Montreal Mayor Valerie Plante will meet this Friday with two men trying to bring a Major League Baseball team to the city: Stephen Bronfman and Mitch Garber.

The investors have been in talks with the MLB for years and said the league has already laid down some ground rules: a new stadium will be necessary, but wouldn't need to be built before a team moves to Montreal.

Bronfman and Garber do, however, want the city of Montreal's support and Robert Beaudry of the Montreal Executive Committee said the goal of Friday's meeting is to determine exactly what they want.

"We want to know where they are, right now, because actually we don't have much information, So it's going to be the first meeting to see what the project is about and how the city can be a partner of this project," said Beaudry.

Bronfman has said that if a team comes to Montreal, his group of investors would not ask the city of Montreal to contribute to the construction of a stadium, and building a stadium after a team is placed in the city would avoid the Quebec City boondoggle, where the provincial government and Quebecor built a $400 million hockey arena in the mistaken belief that it would house an NHL team; three years after it opened the arena is used about a dozen nights each month, most often by the Quebec Major Junior Hockey League.

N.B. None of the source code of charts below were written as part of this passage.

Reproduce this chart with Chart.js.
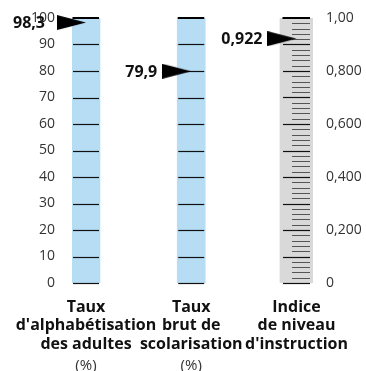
<!DOCTYPE html>
<html>
<head>
<meta charset="utf-8">
<script src="https://cdn.jsdelivr.net/npm/chart.js@4"></script>
<style>
  html, body { margin: 0; padding: 0; background: #fff; }
  #wrap { width: 366px; height: 371px; }
</style>
</head>
<body>
<div id="wrap"><canvas id="myChart"></canvas></div>
<script>
// Données du graphique
const categories = [
    ["Taux", "d'alphabétisation", "des adultes"],
    ["Taux", "brut de", "scolarisation"],
    ["Indice", "de niveau", "d'instruction"]
];
const units = ["(%)", "(%)", ""];
const columnPos = [1, 2, 3];
const values = [98.3, 79.9, 0.922];
const valueLabels = ["98,3", "79,9", "0,922"];
const barMax = [100, 100, 1];
const pctTicks = [0, 10, 20, 30, 40, 50, 60, 70, 80, 90, 100];
const indexTicks = [0, 0.2, 0.4, 0.6, 0.8, 1];
const indexTickLabels = ["0", "0,200", "0,400", "0,600", "0,800", "1,00"];

const FONT = "'Open Sans', sans-serif";
Chart.defaults.font.family = FONT;

// Triangle noir (pointe à droite), la pointe au centre de l'image
function makePointer() {
    const c = document.createElement('canvas');
    c.width = 58; c.height = 15;
    const g = c.getContext('2d');
    g.fillStyle = '#000';
    g.beginPath();
    g.moveTo(0, 0);
    g.lineTo(29, 7.5);
    g.lineTo(0, 15);
    g.closePath();
    g.fill();
    return c;
}
const pointer = makePointer();

// Graduations dessinées dans chaque barre
const scaleMarks = {
    id: 'scaleMarks',
    afterDatasetDraw(chart, args) {
        const ds = chart.data.datasets[args.index];
        if (!ds.marks) return;
        const ctx = chart.ctx;
        const yScale = chart.scales[ds.yAxisID];
        const xScale = chart.scales.x;
        const m = ds.marks;
        ds.data.forEach(p => {
            const cx = xScale.getPixelForValue(p.x);
            const n = Math.round(p.y / m.step);
            ctx.save();
            for (let i = 0; i <= n; i++) {
                const y = Math.round(yScale.getPixelForValue(i * m.step));
                ctx.beginPath();
                if (i === n) {
                    ctx.lineWidth = 2;
                    ctx.strokeStyle = '#000';
                    ctx.moveTo(cx - m.half - 0.5, y);
                    ctx.lineTo(cx + m.half, y);
                } else if (i % m.majorEvery === 0) {
                    ctx.lineWidth = 1.2;
                    ctx.strokeStyle = '#111';
                    ctx.moveTo(cx - m.half, y + 0.5);
                    ctx.lineTo(cx + m.half, y + 0.5);
                } else {
                    ctx.lineWidth = 1;
                    ctx.strokeStyle = '#555';
                    ctx.moveTo(cx - 4.5, y + 0.5);
                    ctx.lineTo(cx + m.half, y + 0.5);
                }
                ctx.stroke();
            }
            ctx.restore();
        });
    }
};

// Valeurs écrites à gauche des flèches
const valueText = {
    id: 'valueText',
    afterDatasetsDraw(chart) {
        const ctx = chart.ctx;
        ctx.save();
        ctx.font = 'bold 16px ' + FONT;
        ctx.fillStyle = '#111';
        ctx.textAlign = 'right';
        ctx.textBaseline = 'middle';
        chart.data.datasets.forEach((ds, di) => {
            if (!ds.valueLabels) return;
            chart.getDatasetMeta(di).data.forEach((pt, i) => {
                const gap = ds.data[i].x === 1 ? 12 : 5;
                ctx.fillText(ds.valueLabels[i], pt.x - 29 - gap, pt.y + 1);
            });
        });
        ctx.restore();
    }
};

const tickFont = { family: FONT, size: 14 };

// l'axe horizontal ne doit pas réserver de marge pour ses étiquettes
const noSidePad = s => { s.paddingLeft = 0; s.paddingRight = 0; };

const ctx = document.getElementById('myChart').getContext('2d');
const myChart = new Chart(ctx, {
    type: 'bar',
    data: {
        datasets: [
            {
                type: 'bar',
                data: [0, 1].map(i => ({ x: columnPos[i], y: barMax[i] })),
                yAxisID: 'y',
                backgroundColor: '#b7ddf5',
                barThickness: 28,
                grouped: false,
                order: 3,
                marks: { step: 10, majorEvery: 1, half: 13 }
            },
            {
                type: 'bar',
                data: [{ x: columnPos[2], y: barMax[2] }],
                yAxisID: 'y2',
                backgroundColor: '#d9d9d9',
                barThickness: 33,
                grouped: false,
                order: 3,
                marks: { step: 0.02, majorEvery: 5, half: 13.5 }
            },
            {
                type: 'scatter',
                data: [0, 1].map(i => ({ x: columnPos[i], y: values[i] })),
                valueLabels: valueLabels.slice(0, 2),
                yAxisID: 'y',
                pointStyle: pointer,
                clip: false,
                order: 1
            },
            {
                type: 'scatter',
                data: [{ x: columnPos[2], y: values[2] }],
                valueLabels: valueLabels.slice(2),
                yAxisID: 'y2',
                pointStyle: pointer,
                clip: false,
                order: 1
            }
        ]
    },
    options: {
        responsive: true,
        maintainAspectRatio: false,
        animation: false,
        layout: { padding: { left: 32, right: 5, top: 18, bottom: 0 } },
        plugins: { legend: { display: false }, tooltip: { enabled: false } },
        scales: {
            x: {
                type: 'linear',
                position: 'bottom',
                weight: 0,
                offset: false,
                min: 0.867,
                max: 3.157,
                grid: { display: false },
                border: { display: false },
                afterBuildTicks: s => { s.ticks = columnPos.map(v => ({ value: v })); },
                afterFit: s => { s.height = 66; noSidePad(s); },
                ticks: {
                    autoSkip: false,
                    maxRotation: 0,
                    padding: 7,
                    color: '#111',
                    font: { family: FONT, size: 16, weight: 'bold', lineHeight: 1.16 },
                    callback: v => categories[columnPos.indexOf(v)]
                }
            },
            x2: {
                type: 'linear',
                position: 'bottom',
                weight: 1,
                offset: false,
                min: 0.867,
                max: 3.157,
                grid: { display: false },
                border: { display: false },
                afterBuildTicks: s => { s.ticks = columnPos.map(v => ({ value: v })); },
                afterFit: s => { s.height = 22; noSidePad(s); },
                ticks: {
                    autoSkip: false,
                    maxRotation: 0,
                    padding: 0,
                    color: '#333',
                    font: { family: FONT, size: 15 },
                    callback: v => units[columnPos.indexOf(v)]
                }
            },
            y: {
                position: 'left',
                min: 0,
                max: 100,
                grid: { display: false },
                border: { display: false },
                afterBuildTicks: s => { s.ticks = pctTicks.map(v => ({ value: v })); },
                afterFit: s => { s.width = 40; },
                ticks: { padding: 9, color: '#333', font: tickFont, callback: v => String(v) }
            },
            y2: {
                position: 'right',
                min: 0,
                max: 1,
                grid: { display: false },
                border: { display: false },
                afterBuildTicks: s => { s.ticks = indexTicks.map(v => ({ value: v })); },
                afterFit: s => { s.width = 48; },
                ticks: {
                    padding: 5,
                    color: '#333',
                    font: tickFont,
                    callback: v => indexTickLabels[indexTicks.indexOf(v)]
                }
            }
        }
    },
    plugins: [scaleMarks, valueText]
});
</script>
</body>
</html>
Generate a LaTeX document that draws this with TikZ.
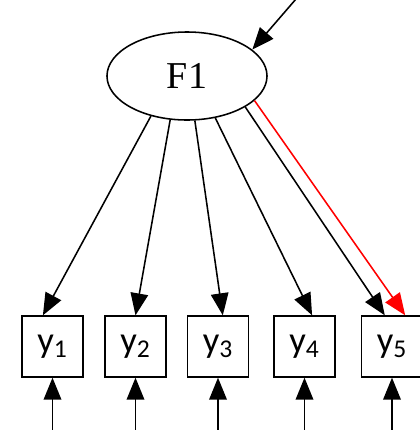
\documentclass[tikz,border=0pt]{standalone}
\usepackage{fontspec}
\setmainfont{Liberation Serif}
\newfontfamily\obsfont{Carlito}
\usetikzlibrary{arrows.meta,shapes.geometric}
\tikzset{
  latent/.style={
    ellipse,
    draw=black,
    line width=1.1pt,
    minimum width=4cm,
    minimum height=2.2cm,
    inner sep=0pt,
    font=\fontsize{27}{30}\selectfont
  },
  manifest/.style={
    rectangle,
    draw=black,
    line width=1.1pt,
    minimum width=1.52cm,
    minimum height=1.52cm,
    inner sep=0pt,
    font=\obsfont\fontsize{26}{28}\selectfont
  },
  loading/.style={
    line width=1.1pt,
    -{Triangle[length=5.5mm,width=4.4mm]}
  },
  constrained/.style={
    loading,
    draw=red,
    fill=red
  },
  residual/.style={
    line width=1.1pt,
    -{Triangle[length=5.5mm,width=4.4mm]}
  }
}

\begin{document}
\begin{tikzpicture}[x=0.025cm,y=-0.025cm]
  \useasboundingbox (0,0) rectangle (420,430);

  % ------------------------------------------------------------------
  % factor and indicators
  % ------------------------------------------------------------------
  \node[latent] (F1) at (187,76) {F1};

  \node[manifest] (y1) at (52.5,346.5) {y\textsubscript{1}};
  \node[manifest] (y2) at (135.5,346.5) {y\textsubscript{2}};
  \node[manifest] (y3) at (218,346.5) {y\textsubscript{3}};
  \node[manifest] (y4) at (304.5,346.5) {y\textsubscript{4}};
  \node[manifest] (y5) at (392,346.5) {y\textsubscript{5}};

  % free ends of the residual arrows
  \coordinate (eF1) at (296,-1);
  \coordinate (e1) at (52.5,431);
  \coordinate (e2) at (135.5,431);
  \coordinate (e3) at (218,431);
  \coordinate (e4) at (304.5,431);
  \coordinate (e5) at (392,431);

  % ------------------------------------------------------------------
  % loadings
  % ------------------------------------------------------------------
  \draw[loading] (F1.228) -- ([xshift=-0.24cm]y1.north);
  \draw[loading] (F1.249) -- (y2.north);
  \draw[loading] (F1.280) -- ([xshift=0.12cm]y3.north);
  \draw[loading] (F1.304) -- ([xshift=0.19cm]y4.north);
  \draw[loading] (F1.332) -- ([xshift=-0.18cm]y5.north);
  \draw[constrained] (F1.340) -- ([xshift=0.33cm]y5.north);

  % ------------------------------------------------------------------
  % residuals
  % ------------------------------------------------------------------
  \draw[residual] (eF1) -- (F1.22);
  \draw[residual] (e1) -- (y1);
  \draw[residual] (e2) -- (y2);
  \draw[residual] (e3) -- (y3);
  \draw[residual] (e4) -- (y4);
  \draw[residual] (e5) -- (y5);
\end{tikzpicture}
\end{document}
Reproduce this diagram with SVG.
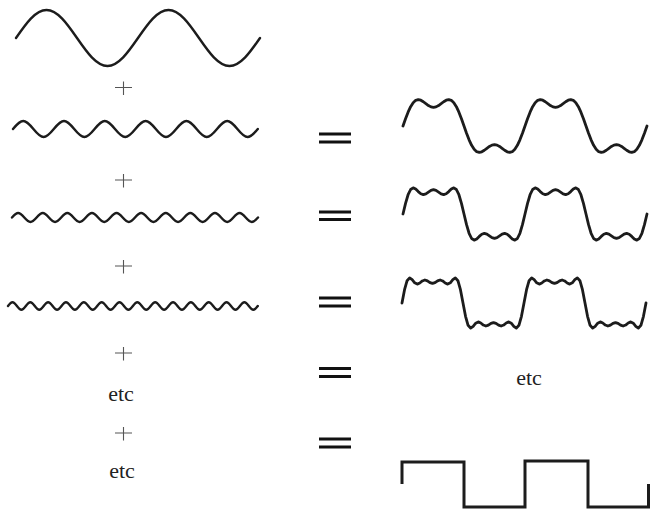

Plante and other Projet Montreal members have advocated for a baseball team to play in the Olympic Stadium, but the MLB says the Big O is unsuitable as a permanent home for a baseball team, although officials have reportedly said it would be an acceptable temporary home while a new stadium is under construction.

Last month, for the fifth year in a row, the Blue Jays held exhibition games at the Olympic Stadium. Each game was attended by roughly 25,000 people.